PRETEND- Illustration Friday -Looking For Fairies Amongst The Flowers
I was looking for fairies in the Garden
I left a little cottage teapot for them
So that they could set up house
Perhaps they would prefer to sleep within the flowers
If I were a fairy I’d live amongst the poppies
Their big papery petals would be my walls
and close by I would have lupins and foxgloves and hollyhocks too
Their lovely fragrance would surround me as I
drift
off
to
sleep
Another Circus Girl Painting…
This is a new Circus Girl painting that I just finished today. It is a mixed media piece on a 4″x8″ profile (3″deep) canvas.
A Still Moment
This is a painting that I just completed of Scarlett sitting at the dining room table. She is so still and at peace, not at all like her normal two year old self. There was just a beautiful stillness at that moment that I wanted to try to capture.
Wishing
There is nothing wrong with a little wish now and then. There is the star wish, the fountain wish, the birthday wish and of course, we can’t forget the wishbone wish. I’ve wished for plenty of things in my life. The only problem with wishing is that we are always to the future, which kind of implies that we aren’t enjoying the right now. I think that my next wish will be that I don’t wish anymore because I am just enjoying right now too much to even care.

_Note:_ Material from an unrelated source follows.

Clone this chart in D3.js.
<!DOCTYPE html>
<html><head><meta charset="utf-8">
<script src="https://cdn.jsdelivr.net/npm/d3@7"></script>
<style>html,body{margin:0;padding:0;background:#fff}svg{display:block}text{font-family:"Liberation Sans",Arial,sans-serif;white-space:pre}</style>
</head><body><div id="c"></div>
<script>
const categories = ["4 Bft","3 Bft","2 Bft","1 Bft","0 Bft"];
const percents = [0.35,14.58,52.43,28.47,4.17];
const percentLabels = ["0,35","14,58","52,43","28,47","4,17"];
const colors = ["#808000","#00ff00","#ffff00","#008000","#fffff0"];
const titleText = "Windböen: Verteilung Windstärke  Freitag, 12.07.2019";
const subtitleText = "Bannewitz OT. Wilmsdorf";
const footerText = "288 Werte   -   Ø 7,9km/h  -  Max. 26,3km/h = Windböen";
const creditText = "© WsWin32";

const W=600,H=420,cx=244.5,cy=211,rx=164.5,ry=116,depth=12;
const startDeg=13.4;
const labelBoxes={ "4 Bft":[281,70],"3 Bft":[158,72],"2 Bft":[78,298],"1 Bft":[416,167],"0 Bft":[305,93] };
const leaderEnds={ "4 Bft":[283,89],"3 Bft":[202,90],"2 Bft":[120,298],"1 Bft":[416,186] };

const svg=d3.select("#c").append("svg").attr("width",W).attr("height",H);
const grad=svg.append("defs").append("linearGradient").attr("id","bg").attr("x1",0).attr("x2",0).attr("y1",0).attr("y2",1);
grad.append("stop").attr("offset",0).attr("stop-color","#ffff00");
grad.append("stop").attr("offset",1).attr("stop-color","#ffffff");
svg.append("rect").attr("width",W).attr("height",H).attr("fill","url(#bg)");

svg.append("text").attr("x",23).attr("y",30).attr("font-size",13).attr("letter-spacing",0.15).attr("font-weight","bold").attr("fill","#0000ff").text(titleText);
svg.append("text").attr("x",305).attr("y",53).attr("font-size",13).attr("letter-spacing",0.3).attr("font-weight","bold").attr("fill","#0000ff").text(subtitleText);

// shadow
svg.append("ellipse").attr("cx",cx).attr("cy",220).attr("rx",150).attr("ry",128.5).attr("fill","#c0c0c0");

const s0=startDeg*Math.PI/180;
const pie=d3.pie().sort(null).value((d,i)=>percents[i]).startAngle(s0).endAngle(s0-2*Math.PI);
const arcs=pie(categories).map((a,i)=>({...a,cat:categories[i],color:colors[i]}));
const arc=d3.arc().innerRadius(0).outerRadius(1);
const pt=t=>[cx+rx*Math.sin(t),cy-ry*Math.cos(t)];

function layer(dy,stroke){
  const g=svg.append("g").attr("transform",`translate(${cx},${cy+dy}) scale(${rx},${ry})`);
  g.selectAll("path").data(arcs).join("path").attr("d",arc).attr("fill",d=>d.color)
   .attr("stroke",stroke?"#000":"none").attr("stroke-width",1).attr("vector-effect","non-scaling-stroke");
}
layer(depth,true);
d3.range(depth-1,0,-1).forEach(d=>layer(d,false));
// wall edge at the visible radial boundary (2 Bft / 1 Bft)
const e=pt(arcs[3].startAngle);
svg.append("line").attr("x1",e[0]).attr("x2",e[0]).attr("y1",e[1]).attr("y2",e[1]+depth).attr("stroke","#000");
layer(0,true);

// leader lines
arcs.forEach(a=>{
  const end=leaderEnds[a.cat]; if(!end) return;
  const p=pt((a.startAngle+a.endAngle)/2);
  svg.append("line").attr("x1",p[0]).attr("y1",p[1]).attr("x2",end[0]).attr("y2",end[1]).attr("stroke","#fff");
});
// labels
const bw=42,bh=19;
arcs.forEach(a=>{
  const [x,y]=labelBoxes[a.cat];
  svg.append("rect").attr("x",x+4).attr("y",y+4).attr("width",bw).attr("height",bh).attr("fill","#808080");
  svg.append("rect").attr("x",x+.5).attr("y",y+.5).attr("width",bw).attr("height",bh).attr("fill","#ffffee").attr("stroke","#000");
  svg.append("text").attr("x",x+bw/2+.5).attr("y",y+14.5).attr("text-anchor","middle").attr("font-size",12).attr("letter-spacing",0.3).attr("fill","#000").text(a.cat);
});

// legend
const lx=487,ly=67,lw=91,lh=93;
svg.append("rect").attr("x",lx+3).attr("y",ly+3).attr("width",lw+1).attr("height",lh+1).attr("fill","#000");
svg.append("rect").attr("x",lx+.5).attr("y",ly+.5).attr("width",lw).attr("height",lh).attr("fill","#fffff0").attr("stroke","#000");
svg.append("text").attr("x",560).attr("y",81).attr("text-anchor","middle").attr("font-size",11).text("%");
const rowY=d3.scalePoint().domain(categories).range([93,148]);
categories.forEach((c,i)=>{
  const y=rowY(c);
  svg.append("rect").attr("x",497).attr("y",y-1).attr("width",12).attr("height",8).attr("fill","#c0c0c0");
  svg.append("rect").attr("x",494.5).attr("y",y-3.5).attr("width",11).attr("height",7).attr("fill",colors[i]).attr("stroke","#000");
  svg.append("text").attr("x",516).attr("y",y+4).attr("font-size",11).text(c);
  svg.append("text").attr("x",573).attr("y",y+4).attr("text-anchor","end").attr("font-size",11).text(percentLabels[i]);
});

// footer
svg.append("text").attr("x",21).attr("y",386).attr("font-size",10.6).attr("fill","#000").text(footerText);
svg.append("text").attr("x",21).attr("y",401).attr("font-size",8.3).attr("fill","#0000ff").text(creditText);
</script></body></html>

The Other Visual Artist That Lives In My House
So, lately I’ve been trying to paint any chance I get and sometimes, actually most of the time, that is when Scarlett is asleep and Imogen is not. This is not good for Imogen. I try to create interesting games or better yet, give her fun crafts to do while I am painting but the other day she told me I was really boring and all I did was paint. OUCH. This is not what mummy wants to hear. Especially, when mummy thought she was doing such a great job at playing along with her make believe games. This days game involved me being the Evil Queen that poisons her with the flowers we got from the dollar store and, I just need to remind you, this is while I am actually trying to paint. So, I was a little sad and I’ll admit, worried, that my painting days were numbered.
Then, something happened: she started to paint from the same reference photos that I use. I guess she figured: ‘if you can’t beat’em, join’em’

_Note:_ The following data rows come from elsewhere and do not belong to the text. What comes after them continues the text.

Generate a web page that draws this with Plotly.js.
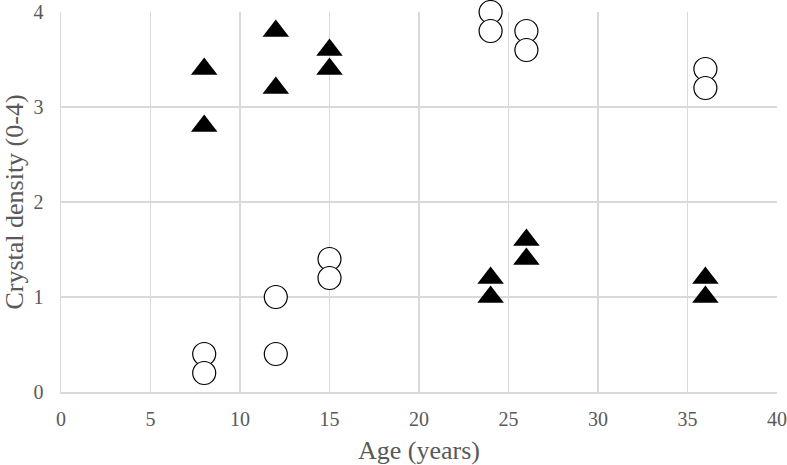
<!DOCTYPE html>
<html>
<head>
<script src="https://cdn.plot.ly/plotly-3.0.1.min.js"></script>
<style>html,body{margin:0;padding:0;background:#fff}#chart{width:787px;height:465px}</style>
</head>
<body>
<div id="chart"></div>
<script>
// Filled triangles series
const triAge = [8, 8, 12, 12, 15, 15, 24, 24, 26, 26, 36, 36];
const triDensity = [3.4, 2.8, 3.8, 3.2, 3.6, 3.4, 1.2, 1.0, 1.6, 1.4, 1.2, 1.0];
// Open circles series
const circAge = [8, 8, 12, 12, 15, 15, 24, 24, 26, 26, 36, 36];
const circDensity = [0.4, 0.2, 1.0, 0.4, 1.4, 1.2, 4.0, 3.8, 3.8, 3.6, 3.4, 3.2];
const xTicks = [0, 5, 10, 15, 20, 25, 30, 35, 40];
const yTicks = [0, 1, 2, 3, 4];

const FAM = 'Liberation Serif';
const data = [
  {x: circAge, y: circDensity, type: 'scatter', mode: 'markers', cliponaxis: false,
   marker: {symbol: 'circle', size: 23, color: '#ffffff', line: {color: '#000000', width: 1.2}}},
  {x: triAge, y: triDensity, type: 'scatter', mode: 'markers', cliponaxis: false,
   marker: {symbol: 'triangle-up', size: 23, color: '#000000', line: {width: 0}}}
];
const layout = {
  width: 787, height: 465,
  margin: {l: 61, r: 10, t: 12, b: 73},
  paper_bgcolor: '#ffffff', plot_bgcolor: '#ffffff',
  showlegend: false,
  font: {family: FAM, color: '#595959', size: 20},
  xaxis: {range: [0, 40], tickmode: 'array', tickvals: xTicks, ticktext: xTicks.map(String),
    showgrid: true, gridcolor: '#d9d9d9', gridwidth: 1.5, zeroline: false,
    showline: true, linecolor: '#d9d9d9', linewidth: 1.5,
    ticks: 'outside', ticklen: 8, tickcolor: 'rgba(0,0,0,0)',
    tickfont: {size: 20, family: FAM, color: '#595959'},
    title: {text: 'Age (years)', font: {size: 26, family: FAM, color: '#595959'}, standoff: 16}},
  yaxis: {range: [0, 4], tickmode: 'array', tickvals: yTicks, ticktext: yTicks.map(String),
    showgrid: true, gridcolor: '#d9d9d9', gridwidth: 1.5, zeroline: false,
    showline: true, linecolor: '#d9d9d9', linewidth: 1.5,
    ticks: 'outside', ticklen: 12, tickcolor: 'rgba(0,0,0,0)',
    tickfont: {size: 20, family: FAM, color: '#595959'},
    title: {text: 'Crystal density (0-4)', font: {size: 26, family: FAM, color: '#595959'}, standoff: 6}}
};
Plotly.newPlot('chart', data, layout, {displayModeBar: false, staticPlot: true});
</script>
</body>
</html>
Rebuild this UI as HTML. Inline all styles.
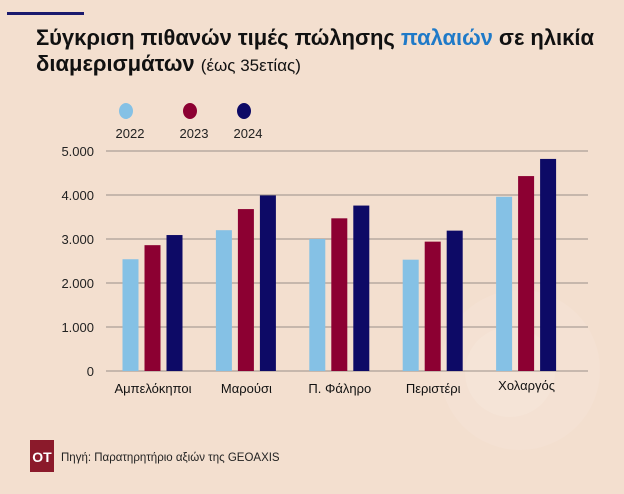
<!DOCTYPE html>
<html><head><meta charset="utf-8"><style>
body{margin:0;width:624px;height:494px;overflow:hidden;background:#f3dfcf;font-family:"Liberation Sans","Noto Sans CJK SC",sans-serif;}
#wrap{position:relative;width:624px;height:494px;}
</style></head><body><div id="wrap">
<svg width="624" height="494" style="position:absolute;left:0;top:0">
<circle cx="520" cy="370" r="80" fill="#f4e1d3"/>
<circle cx="510" cy="372" r="45" fill="#f5e4d7"/>
<rect x="7" y="12" width="77" height="3" fill="#1a1a6e"/>
<text x="36" y="45" font-size="22" font-weight="bold" fill="#111" textLength="558">Σύγκριση πιθανών τιμές πώλησης <tspan fill="#1f7ac8">παλαιών</tspan> σε ηλικία</text>
<text x="36" y="71" font-size="22" font-weight="bold" fill="#111">διαμερισμάτων <tspan font-weight="normal" font-size="17">(έως 35ετίας)</tspan></text>
<g id="legend"></g>
<g id="grid"></g><g id="bars"></g><g id="xl"></g>
<rect x="30" y="440" width="24" height="32" fill="#8b1a2b"/>
<text x="42" y="462" font-size="14" font-weight="bold" fill="#fff" text-anchor="middle">OT</text>
<text x="61" y="461" font-size="11.5" fill="#222">Πηγή: Παρατηρητήριο αξιών της GEOAXIS</text>
</svg>
<script>
const categories=["Αμπελόκηποι","Μαρούσι","Π. Φάληρο","Περιστέρι","Χολαργός"];
const years=["2022","2023","2024"];
const s2022=[2540,3200,3000,2530,3960];
const s2023=[2860,3680,3470,2940,4430];
const s2024=[3090,3990,3760,3190,4820];
const ticks=[0,1000,2000,3000,4000,5000];
const tickLabels=["0","1.000","2.000","3.000","4.000","5.000"];
const colors=["#85c1e5","#8c0032","#0d0a66"];
const NS="http://www.w3.org/2000/svg";
function el(t,a,p){const e=document.createElementNS(NS,t);for(const k in a)e.setAttribute(k,a[k]);p.appendChild(e);return e;}
const y=v=>371-v*(220/5000);
const x0=106,x1=588,band=93.4,first=153;
const cx=i=>first+i*band;
const grid=document.getElementById('grid');
ticks.forEach((t,i)=>{
 const l=el('line',{x1:x0,x2:x1,y1:y(t),y2:y(t),stroke:'#9a8f88','stroke-width':1},grid);
 
 
 const tx=el('text',{x:94,y:y(t)+5,'font-size':13,'text-anchor':'end',fill:'#222'},grid);
 tx.textContent=tickLabels[i];
 
 
});
const bars=document.getElementById('bars');
[s2022,s2023,s2024].forEach((s,j)=>{
 s.forEach((v,i)=>{
  const r=el('rect',{x:cx(i)-30.5+j*22,y:y(v),width:16,height:y(0)-y(v),fill:colors[j]},bars);
  
  
 });
});
const xl=document.getElementById('xl');
categories.forEach((c,i)=>{
 const t=el('text',{x:cx(i),y:i==4?390:393,'font-size':13,'text-anchor':'middle',fill:'#111'},xl);
 t.textContent=c;
 
 
});
const lg=document.getElementById('legend');
const lx=[126,190,244];
years.forEach((yr,j)=>{
 const c=el('ellipse',{cx:lx[j],cy:111,rx:7,ry:8,fill:colors[j]},lg);
 
 
 const t=el('text',{x:lx[j]+4,y:138,'font-size':13,'text-anchor':'middle',fill:'#222'},lg);
 t.textContent=yr;
 
 
});
</script>
</div></body></html>
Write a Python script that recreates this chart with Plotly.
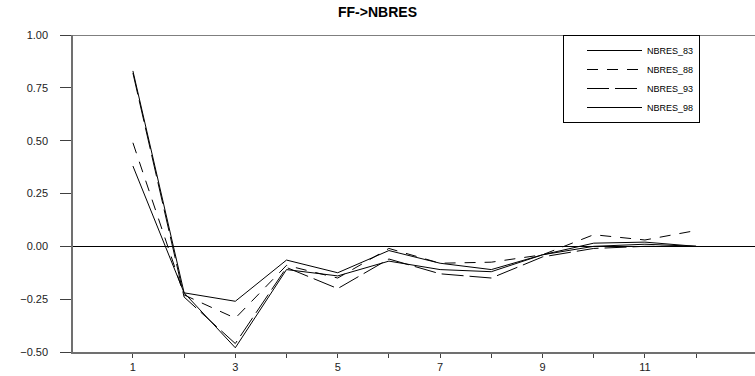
import plotly.graph_objects as go

lags = [1, 2, 3, 4, 5, 6, 7, 8, 9, 10, 11, 12]
nbres_83 = [0.83, -0.22, -0.26, -0.065, -0.125, -0.02, -0.08, -0.11, -0.04, 0.015, 0.02, 0.00]
nbres_88 = [0.49, -0.23, -0.34, -0.09, -0.15, -0.01, -0.08, -0.075, -0.04, 0.055, 0.03, 0.075]
nbres_93 = [0.82, -0.24, -0.46, -0.10, -0.20, -0.06, -0.13, -0.15, -0.05, -0.01, 0.00, 0.00]
nbres_98 = [0.38, -0.22, -0.48, -0.11, -0.14, -0.07, -0.11, -0.12, -0.04, 0.00, 0.01, 0.00]
series_names = ["NBRES_83", "NBRES_88", "NBRES_93", "NBRES_98"]
x_tick_vals = [1, 2, 3, 4, 5, 6, 7, 8, 9, 10, 11, 12]
x_tick_text = ["1", "", "3", "", "5", "", "7", "", "9", "", "11", ""]
y_tick_vals = [-0.5, -0.25, 0.0, 0.25, 0.5, 0.75, 1.0]

dashes = ["solid", "11px,9px", "22px,6px", "solid"]
fig = go.Figure()
for name, vals, dash in zip(series_names, [nbres_83, nbres_88, nbres_93, nbres_98], dashes):
    fig.add_trace(go.Scatter(x=lags, y=vals, mode="lines", name=name,
                             line=dict(color="black", width=1, dash=dash)))

fig.add_shape(type="line", xref="paper", yref="y", x0=0, x1=1, y0=1.0, y1=1.0,
              line=dict(color="black", width=1.2))

fig.update_layout(
    width=755, height=376,
    margin=dict(l=73, r=0, t=35, b=24),
    paper_bgcolor="white", plot_bgcolor="white",
    font=dict(family="Liberation Sans, Arial", color="black", size=11),
    title=dict(text="<b>FF-&gt;NBRES</b>", x=0.5, xanchor="center", xref="container",
               y=1 - 12 / 376, yref="container", yanchor="middle",
               font=dict(size=14, family="Liberation Sans, Arial", color="black")),
    showlegend=True,
    legend=dict(x=(563 - 73) / 682, y=1.0, xanchor="left", yanchor="top",
                bgcolor="white", bordercolor="black", borderwidth=1,
                font=dict(size=9, family="Liberation Sans, Arial"),
                tracegroupgap=0, indentation=18, itemwidth=55),
    xaxis=dict(range=[-0.17, 13.15], tickvals=x_tick_vals, ticktext=x_tick_text,
               showgrid=False, zeroline=False, showline=True, linecolor="#707070",
               linewidth=1.5, ticks="outside", ticklen=4, tickcolor="#404040",
               tickfont=dict(size=11, color="#222")),
    yaxis=dict(range=[-0.5, 1.0], tickvals=y_tick_vals, tickformat=".2f",
               showgrid=False, zeroline=True, zerolinecolor="black", zerolinewidth=1.2,
               showline=True, linecolor="#707070", linewidth=1.5,
               ticks="outside", ticklen=11, tickcolor="#404040", ticklabelstandoff=10,
               tickfont=dict(size=11, color="#222")),
)

fig.write_html("out.html")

So, here is Imogen’s version of ‘Wooly Hat’ . I think that it is pretty amazing. I know I am slightly biased, and I will admit my ulterior motive is that maybe, just maybe, if she sees her art posted it will buy me more painting time. I know, not exactly Mother of the Year, but what can I say? I want to paint.
The Orange Peeler
My orange peeler.
One day I handed Scarlett a bowl of tiny oranges and was surprised to see how long it kept her busy. As I watched her I had this weird vision in my head of rows of toddlers peeling oranges. An orange peeling factory. I am still working on a large 2’x5′ canvas of six Scarletts, all peeling away. Meanwhile, I have painted two other versions of just a single Scarlett.

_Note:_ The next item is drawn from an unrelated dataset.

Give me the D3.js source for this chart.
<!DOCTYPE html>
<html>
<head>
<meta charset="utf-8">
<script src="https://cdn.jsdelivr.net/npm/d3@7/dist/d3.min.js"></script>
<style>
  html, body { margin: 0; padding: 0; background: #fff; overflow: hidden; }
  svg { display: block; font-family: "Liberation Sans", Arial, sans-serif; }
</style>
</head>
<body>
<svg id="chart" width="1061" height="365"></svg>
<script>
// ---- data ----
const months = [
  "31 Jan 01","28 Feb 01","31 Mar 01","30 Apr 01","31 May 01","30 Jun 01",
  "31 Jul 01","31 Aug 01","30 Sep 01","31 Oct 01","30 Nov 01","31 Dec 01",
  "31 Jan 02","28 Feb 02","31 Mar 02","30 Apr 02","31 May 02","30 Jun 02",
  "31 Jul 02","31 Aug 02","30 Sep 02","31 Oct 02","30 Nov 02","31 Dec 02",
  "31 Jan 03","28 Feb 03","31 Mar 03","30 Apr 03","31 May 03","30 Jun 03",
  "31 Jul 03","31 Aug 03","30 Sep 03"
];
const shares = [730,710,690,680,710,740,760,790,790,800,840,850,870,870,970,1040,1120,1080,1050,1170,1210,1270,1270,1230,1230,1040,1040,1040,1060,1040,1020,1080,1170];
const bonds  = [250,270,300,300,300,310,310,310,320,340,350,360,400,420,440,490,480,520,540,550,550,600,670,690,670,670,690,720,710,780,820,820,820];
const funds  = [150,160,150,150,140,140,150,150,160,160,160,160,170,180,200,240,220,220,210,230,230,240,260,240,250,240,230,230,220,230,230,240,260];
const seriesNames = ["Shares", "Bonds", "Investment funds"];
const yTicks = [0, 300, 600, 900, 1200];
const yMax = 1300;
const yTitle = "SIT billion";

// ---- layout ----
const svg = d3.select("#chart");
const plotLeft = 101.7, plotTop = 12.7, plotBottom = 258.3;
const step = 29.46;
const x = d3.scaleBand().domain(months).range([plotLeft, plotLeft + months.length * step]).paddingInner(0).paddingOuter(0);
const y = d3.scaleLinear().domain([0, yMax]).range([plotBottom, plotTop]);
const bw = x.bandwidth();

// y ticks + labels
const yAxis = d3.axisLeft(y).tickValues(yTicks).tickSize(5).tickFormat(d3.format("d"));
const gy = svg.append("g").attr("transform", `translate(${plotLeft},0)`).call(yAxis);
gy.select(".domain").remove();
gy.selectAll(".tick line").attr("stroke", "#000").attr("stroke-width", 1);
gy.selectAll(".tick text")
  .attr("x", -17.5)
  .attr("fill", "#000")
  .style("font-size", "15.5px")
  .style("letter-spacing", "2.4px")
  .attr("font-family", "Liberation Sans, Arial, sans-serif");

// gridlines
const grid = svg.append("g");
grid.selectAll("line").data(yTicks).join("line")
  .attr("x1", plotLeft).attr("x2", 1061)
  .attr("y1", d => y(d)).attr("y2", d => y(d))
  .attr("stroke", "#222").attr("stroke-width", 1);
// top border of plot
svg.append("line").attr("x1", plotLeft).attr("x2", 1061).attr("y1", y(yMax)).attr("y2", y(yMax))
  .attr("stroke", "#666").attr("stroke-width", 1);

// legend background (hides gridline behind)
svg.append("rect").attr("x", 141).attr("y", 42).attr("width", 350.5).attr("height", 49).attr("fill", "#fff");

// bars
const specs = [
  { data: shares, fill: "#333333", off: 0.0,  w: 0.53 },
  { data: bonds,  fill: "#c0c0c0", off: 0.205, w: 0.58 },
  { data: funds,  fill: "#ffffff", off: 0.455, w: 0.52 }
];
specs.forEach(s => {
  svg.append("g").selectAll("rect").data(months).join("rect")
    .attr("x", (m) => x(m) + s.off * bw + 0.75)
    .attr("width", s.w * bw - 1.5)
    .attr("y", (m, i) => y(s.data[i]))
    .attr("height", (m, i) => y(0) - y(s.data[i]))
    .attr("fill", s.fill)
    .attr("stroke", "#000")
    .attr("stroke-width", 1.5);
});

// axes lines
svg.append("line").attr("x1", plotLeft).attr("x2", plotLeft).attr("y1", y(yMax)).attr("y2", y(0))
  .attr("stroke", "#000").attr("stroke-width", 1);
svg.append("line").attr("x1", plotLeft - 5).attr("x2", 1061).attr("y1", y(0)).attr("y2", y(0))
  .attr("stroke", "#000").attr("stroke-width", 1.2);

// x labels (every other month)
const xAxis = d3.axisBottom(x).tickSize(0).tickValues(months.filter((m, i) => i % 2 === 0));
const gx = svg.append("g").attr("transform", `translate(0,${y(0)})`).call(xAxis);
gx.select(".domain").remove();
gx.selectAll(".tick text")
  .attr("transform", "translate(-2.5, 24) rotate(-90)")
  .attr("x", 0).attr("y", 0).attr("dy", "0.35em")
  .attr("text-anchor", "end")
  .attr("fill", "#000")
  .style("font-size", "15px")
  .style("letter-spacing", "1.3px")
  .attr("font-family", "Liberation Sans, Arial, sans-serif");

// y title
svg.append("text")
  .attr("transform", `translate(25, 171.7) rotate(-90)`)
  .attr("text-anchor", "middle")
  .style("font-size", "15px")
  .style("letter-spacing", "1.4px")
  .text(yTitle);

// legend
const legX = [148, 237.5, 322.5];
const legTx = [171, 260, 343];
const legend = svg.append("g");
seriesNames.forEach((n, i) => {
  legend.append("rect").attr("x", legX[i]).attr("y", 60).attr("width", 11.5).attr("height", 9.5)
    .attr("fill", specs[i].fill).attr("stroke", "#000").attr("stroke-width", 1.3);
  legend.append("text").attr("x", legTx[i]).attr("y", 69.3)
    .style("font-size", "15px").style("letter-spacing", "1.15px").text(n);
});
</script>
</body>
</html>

Anyway, all that aside, this is a great way to keep a two year old busy when you are working in the kitchen.
Circus Images Dance In My Head
Circus images are swirling around my head. This story is slowly writing it self and I am being very cautious and very attentive, trying to listen carefully to the direction it wants to go. It is an exciting process. What is going to happen next?
Art Right Now
Every child is an artist. The problem is how to remain an artist once he grows up.
Pablo Picasso
When I was a little girl I would do art any chance I could get. I loved to be creative and was always encouraged by my Mum. It was fun. I enjoyed doing it. In fact, there was nothing I liked better. It was never a chore! It was never dull.
So, what happened? When I was a teenager I romanticised about a lot of things: Marriage, children, getting older.Visions of Picasso danced in my head. Like Picasso before me, I saw my future self eating dinner and then taking my fish bones and making a clay relief. I would have a bohemian house with piles of art and reference books on the dining room table. I would paint along side of my toddler. Look at us painting together for hours at a time. I won’t go as far as to say I imagined myself wearing a striped black and white t- shirt and shorts but I will say that I was totally out of touch with reality. First of all, toddlers require constant help when they do art, and their attention span is all of oh, lets say, 15 minutes. If you are lucky. Also, I can’t stand stuff all over the place, let alone my dining room table. I need that table to feed my kids and I don’t want their grubby little fingers all over my good books! Not to mention that I don’t even like fish very much, let alone a whole fish with bones.
I guess as I got older so much stuff got in the way of the pure process of creation. I had a constant dialogue going through my brain. Is it good enough? Who will like this? Is it too commercial or illustrative? or not enough? Is the palette to cold? Too dark? Too muddy? How could I tap into the pureness of what I was doing if the whole time I was doing it my head was questioning whether I should be doing it all. I don’t know who initially put these questions in my head. College, University, people of influence all played a part. Life isn’t the way I imagined it. The fun in art definitely was no longer part of my process. I no longer felt excited to create. It was just so much pressure: to create art that everybody likes is really hard.
Now, it has come full circle and as a Mother I watch my girls create and I am inspired by them. They don’t worry about the outcome. They just enjoy the act of making something. Anything. When it is done, it is done, and they move on to the next thing. They don’t dwell on it. It is about the process not the product. Sure we all want to create art that we like, and that other people like too, but if that is all we focus on it becomes a chore and where is the fun in that? It is so nice not to be in that angst ridden part of my life. At forty, it is so great to be able to reassociate art with fun, and know I can still learn new stuff even if it is stuff I knew at the age of three.